By Farah Saafan
CAIRO (Reuters) – Egyptians head to the polls on Sunday for a presidential election in which Abdel Fattah al-Sisi is poised to win a third term in power as the country grapples with an economic crisis and a war on its border with Gaza.
Victory would hand Sisi a six-year term in which immediate priorities would be taming near-record inflation, managing a chronic foreign currency shortage and preventing spillover from the conflict between Israel and Gaza’s Hamas rulers.
Voting, which runs from 9 a.m. until 9 p.m. (0700-1900 GMT), is spread over three days, with results due to be announced on Dec. 18.
Critics see the election as a sham after a decade-long crackdown on dissent. The government’s media body has called it a step towards political pluralism.
Three candidates qualified to stand against Sisi in the election, none of them high-profile figures. The most prominent potential challenger halted his run in October, saying officials and thugs had targeted his supporters – accusations dismissed by the national election authority.
Authorities and commentators on tightly controlled local media have been urging Egyptians to turn out to vote, though some people said they were unaware when the election was taking place in the days before the poll. Others said voting would make little difference.

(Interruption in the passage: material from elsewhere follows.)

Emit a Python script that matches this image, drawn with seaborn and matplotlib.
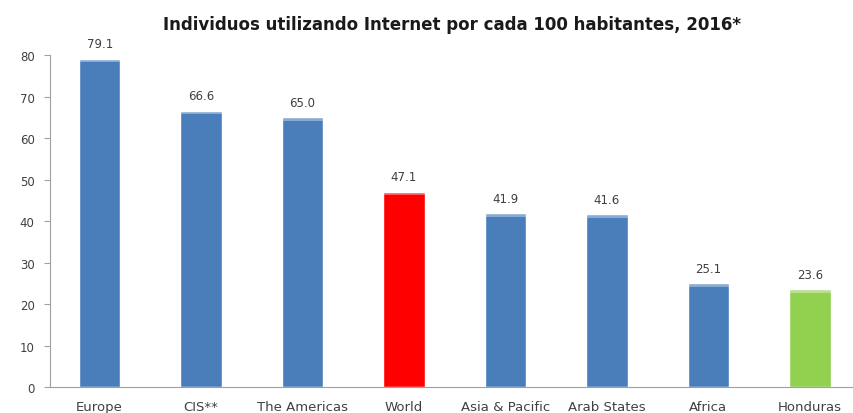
import matplotlib
matplotlib.use("Agg")
import matplotlib.pyplot as plt
import seaborn as sns
import pandas as pd

regions = ["Europe", "CIS**", "The Americas", "World", "Asia & Pacific",
           "Arab States", "Africa", "Honduras"]
users_per_100 = [79.1, 66.6, 65.0, 47.1, 41.9, 41.6, 25.1, 23.6]
bar_colors = ["#4a7ebb", "#4a7ebb", "#4a7ebb", "#ff0000", "#4a7ebb",
              "#4a7ebb", "#4a7ebb", "#92d050"]
y_ticks = [0, 10, 20, 30, 40, 50, 60, 70, 80]

sns.set_theme(style="white")
plt.rcParams["font.family"] = ["DejaVu Sans"]

df = pd.DataFrame({"region": regions, "value": users_per_100})

fig = plt.figure(figsize=(8.54, 4.14), dpi=100)
ax = fig.add_axes([0.0585, 0.0628, 0.9415, 0.8019])

sns.barplot(data=df, x="region", y="value", hue="region",
            palette=dict(zip(regions, bar_colors)), legend=False,
            width=0.41, ax=ax, saturation=1)

# light cap on each bar top plus the value above it
for patch, val in zip(ax.patches, users_per_100):
    x0 = patch.get_x()
    w = patch.get_width()
    ax.bar(x0 + w / 2, 0.9, bottom=val - 0.9, width=w,
           color="white", alpha=0.35, linewidth=0)
    ax.text(x0 + w / 2, val + 2.0, f"{val:.1f}", ha="center", va="bottom",
            fontsize=8.5, color="#404040", clip_on=False)

ax.set_ylim(0, 80)
ax.set_xlim(-0.49, 7.436)
ax.set_yticks(y_ticks)
ax.set_yticklabels([str(t) for t in y_ticks], fontsize=8.5, color="#404040")
ax.tick_params(axis="x", labelsize=9.5, labelcolor="#404040", length=0, pad=9)
ax.tick_params(axis="y", length=4, width=0.8, color="#a0a0a0", left=True, pad=7)
ax.set_xlabel("")
ax.set_ylabel("")

for side in ["top", "right"]:
    ax.spines[side].set_visible(False)
for side in ["left", "bottom"]:
    ax.spines[side].set_color("#a0a0a0")
    ax.spines[side].set_linewidth(0.8)

fig.text(0.529, 0.94, "Individuos utilizando Internet por cada 100 habitantes, 2016*",
         ha="center", va="center", fontsize=12, fontweight="bold", color="#1a1a1a")

fig.savefig("out.png", dpi=100)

“I was aware there are elections happening but I had no idea when. I only knew that because of the massive Sisi campaigns around the streets,” said Aya Mohamed, a 35-year-old marketing executive.
“I feel indifferent about the elections because there will be no real change,” she said.
As army chief, Sisi led the 2013 ouster of Egypt’s first democratically elected president, Mohamed Mursi of the Muslim Brotherhood, before being elected to the presidency the following year with 97% of the vote.
Since then he has overseen a crackdown that has swept up liberal and leftist activists as well as Islamists and that rights groups say has seen tens of thousands jailed. He was reelected in 2018, again with 97%.
Sisi and his backers say the crackdown was needed to stabilise Egypt and counter Islamist extremism. He has presented himself as a bulwark of stability as conflict has erupted on Egypt’s borders in Libya, and earlier this year in Sudan and Gaza.
ECONOMIC PRESSURES
But economic pressures have become the dominant issue for Egypt’s fast-growing population of 104 million, with some people complaining that the government has prioritised costly mega-projects while the state takes on more debt and citizens struggle with soaring prices.
“Enough of projects and infrastructure, we want the prices to go down, we want for the impoverished to eat and people to have a living,” said Imad Atef, a vegetable seller in Cairo.
Some analysts say the election, originally expected in early 2024, was brought forward so economic changes – including a devaluation of an already weakened currency – could be implemented after the vote.
The International Monetary Fund (IMF) said on Thursday it was in talks with Egypt to agree additional financing under an existing, $3-billion loan programme that had stalled due to delays in sales of state assets and a promised shift towards a more flexible exchange rate.
“All indicators suggest that we’re going to move quite quickly after the election in terms of proceeding with the IMF reform,” said Hany Genena, chief economist at Cairo Financial Holding, an investment bank.